• Work to be completed: Would you transcribe the listing that follows, character for character, and omit its images?

• Given information:
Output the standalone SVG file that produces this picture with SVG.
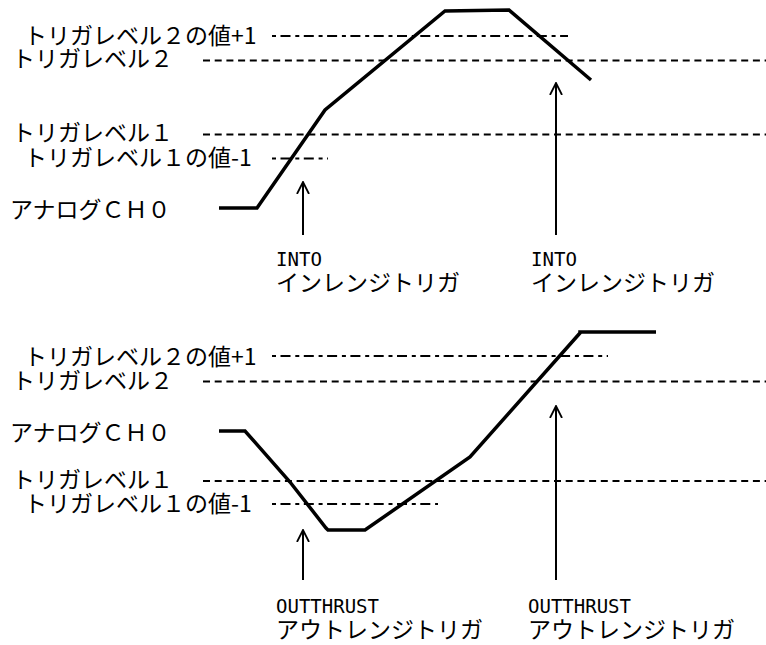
<svg xmlns="http://www.w3.org/2000/svg" width="766" height="645" viewBox="0 0 766 645">
<style>
.jp{font-family:"Noto Sans CJK JP","Noto Sans",sans-serif;font-size:23px;fill:#000}
.en{font-family:"DejaVu Sans Mono","Liberation Mono",monospace;font-size:20px;fill:#000}
.dash{stroke:#000;stroke-width:2;stroke-dasharray:7 4.7;fill:none}
.dd{stroke:#000;stroke-width:2;stroke-dasharray:4 4.5 10 4.8;fill:none}
.sig{stroke:#000;stroke-width:3.5;fill:none;stroke-linejoin:miter}
.arr{stroke:#000;stroke-width:2;fill:none;marker-end:url(#open)}
</style>
<defs>
<marker id="open" viewBox="0 0 13 14" refX="12" refY="7" markerWidth="13" markerHeight="14" markerUnits="userSpaceOnUse" orient="auto">
<path d="M0,1 L12,7 L0,13" fill="none" stroke="#000" stroke-width="1.8"/>
</marker>
</defs>
<g id="top-panel">
<g id="top-labels">
<text class="jp" x="24" y="44">トリガレベル２の値+1</text>
<text class="jp" x="12" y="67">トリガレベル２</text>
<text class="jp" x="12" y="141">トリガレベル１</text>
<text class="jp" x="24" y="166">トリガレベル１の値-1</text>
<text class="jp" x="10" y="218">アナログＣＨ０</text>
</g>
<g id="top-levels">
<line class="dd" x1="272" y1="36" x2="568" y2="36"/>
<line class="dash" x1="203" y1="60.5" x2="766" y2="60.5"/>
<line class="dash" x1="203" y1="134.5" x2="766" y2="134.5"/>
<line class="dd" x1="272" y1="158.5" x2="328" y2="158.5"/>
</g>
<polyline id="top-signal" class="sig" points="219,208 257,208 325,110 445,11 509,10 591,80"/>
<g id="top-into-left">
<text class="en" x="276" y="266" textLength="46" lengthAdjust="spacingAndGlyphs">INTO</text>
<text class="jp" x="276" y="291">インレンジトリガ</text>
</g>
<g id="top-into-right">
<text class="en" x="531" y="266" textLength="46" lengthAdjust="spacingAndGlyphs">INTO</text>
<text class="jp" x="531" y="291">インレンジトリガ</text>
</g>
</g>
<g id="bottom-panel">
<g id="bottom-labels">
<text class="jp" x="24" y="365">トリガレベル２の値+1</text>
<text class="jp" x="12" y="389">トリガレベル２</text>
<text class="jp" x="10" y="441">アナログＣＨ０</text>
<text class="jp" x="12" y="488">トリガレベル１</text>
<text class="jp" x="24" y="512">トリガレベル１の値-1</text>
</g>
<g id="bottom-levels">
<line class="dd" x1="272" y1="356" x2="608" y2="356"/>
<line class="dash" x1="203" y1="381.5" x2="766" y2="381.5"/>
<line class="dash" x1="203" y1="481" x2="766" y2="481"/>
<line class="dd" x1="272" y1="504" x2="438" y2="504"/>
</g>
<polyline id="bottom-signal" class="sig" points="219,431 245,431 290,482 326,528 328,530 365,530 470,457 580,333 580,332 656,332"/>
<g id="bottom-out-left">
<text class="en" x="276" y="613" textLength="103" lengthAdjust="spacingAndGlyphs">OUTTHRUST</text>
<text class="jp" x="276" y="638">アウトレンジトリガ</text>
</g>
<g id="bottom-out-right">
<text class="en" x="528" y="613" textLength="103" lengthAdjust="spacingAndGlyphs">OUTTHRUST</text>
<text class="jp" x="528" y="638">アウトレンジトリガ</text>
</g>
</g>
<g id="connectors">
<line class="arr" x1="303" y1="235" x2="303" y2="182"/>
<line class="arr" x1="556" y1="235" x2="556" y2="83"/>
<line class="arr" x1="303" y1="580" x2="303" y2="530"/>
<line class="arr" x1="556" y1="580" x2="556" y2="406"/>
</g>
</svg>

• Problem solution:
Output the standalone SVG file that produces this picture with SVG.
<svg xmlns="http://www.w3.org/2000/svg" width="766" height="645" viewBox="0 0 766 645">
<style>
.jp{font-family:"Noto Sans CJK JP","Noto Sans",sans-serif;font-size:23px;fill:#000}
.en{font-family:"DejaVu Sans Mono","Liberation Mono",monospace;font-size:20px;fill:#000}
.dash{stroke:#000;stroke-width:2;stroke-dasharray:7 4.7;fill:none}
.dd{stroke:#000;stroke-width:2;stroke-dasharray:4 4.5 10 4.8;fill:none}
.sig{stroke:#000;stroke-width:3.5;fill:none;stroke-linejoin:miter}
.arr{stroke:#000;stroke-width:2;fill:none;marker-end:url(#open)}
</style>
<defs>
<marker id="open" viewBox="0 0 13 14" refX="12" refY="7" markerWidth="13" markerHeight="14" markerUnits="userSpaceOnUse" orient="auto">
<path d="M0,1 L12,7 L0,13" fill="none" stroke="#000" stroke-width="1.8"/>
</marker>
</defs>
<g id="top-panel">
<g id="top-labels">
<text class="jp" x="24" y="44">トリガレベル２の値+1</text>
<text class="jp" x="12" y="67">トリガレベル２</text>
<text class="jp" x="12" y="141">トリガレベル１</text>
<text class="jp" x="24" y="166">トリガレベル１の値-1</text>
<text class="jp" x="10" y="218">アナログＣＨ０</text>
</g>
<g id="top-levels">
<line class="dd" x1="272" y1="36" x2="568" y2="36"/>
<line class="dash" x1="203" y1="60.5" x2="766" y2="60.5"/>
<line class="dash" x1="203" y1="134.5" x2="766" y2="134.5"/>
<line class="dd" x1="272" y1="158.5" x2="328" y2="158.5"/>
</g>
<polyline id="top-signal" class="sig" points="219,208 257,208 325,110 445,11 509,10 591,80"/>
<g id="top-into-left">
<text class="en" x="276" y="266" textLength="46" lengthAdjust="spacingAndGlyphs">INTO</text>
<text class="jp" x="276" y="291">インレンジトリガ</text>
</g>
<g id="top-into-right">
<text class="en" x="531" y="266" textLength="46" lengthAdjust="spacingAndGlyphs">INTO</text>
<text class="jp" x="531" y="291">インレンジトリガ</text>
</g>
</g>
<g id="bottom-panel">
<g id="bottom-labels">
<text class="jp" x="24" y="365">トリガレベル２の値+1</text>
<text class="jp" x="12" y="389">トリガレベル２</text>
<text class="jp" x="10" y="441">アナログＣＨ０</text>
<text class="jp" x="12" y="488">トリガレベル１</text>
<text class="jp" x="24" y="512">トリガレベル１の値-1</text>
</g>
<g id="bottom-levels">
<line class="dd" x1="272" y1="356" x2="608" y2="356"/>
<line class="dash" x1="203" y1="381.5" x2="766" y2="381.5"/>
<line class="dash" x1="203" y1="481" x2="766" y2="481"/>
<line class="dd" x1="272" y1="504" x2="438" y2="504"/>
</g>
<polyline id="bottom-signal" class="sig" points="219,431 245,431 290,482 326,528 328,530 365,530 470,457 580,333 580,332 656,332"/>
<g id="bottom-out-left">
<text class="en" x="276" y="613" textLength="103" lengthAdjust="spacingAndGlyphs">OUTTHRUST</text>
<text class="jp" x="276" y="638">アウトレンジトリガ</text>
</g>
<g id="bottom-out-right">
<text class="en" x="528" y="613" textLength="103" lengthAdjust="spacingAndGlyphs">OUTTHRUST</text>
<text class="jp" x="528" y="638">アウトレンジトリガ</text>
</g>
</g>
<g id="connectors">
<line class="arr" x1="303" y1="235" x2="303" y2="182"/>
<line class="arr" x1="556" y1="235" x2="556" y2="83"/>
<line class="arr" x1="303" y1="580" x2="303" y2="530"/>
<line class="arr" x1="556" y1="580" x2="556" y2="406"/>
</g>
</svg>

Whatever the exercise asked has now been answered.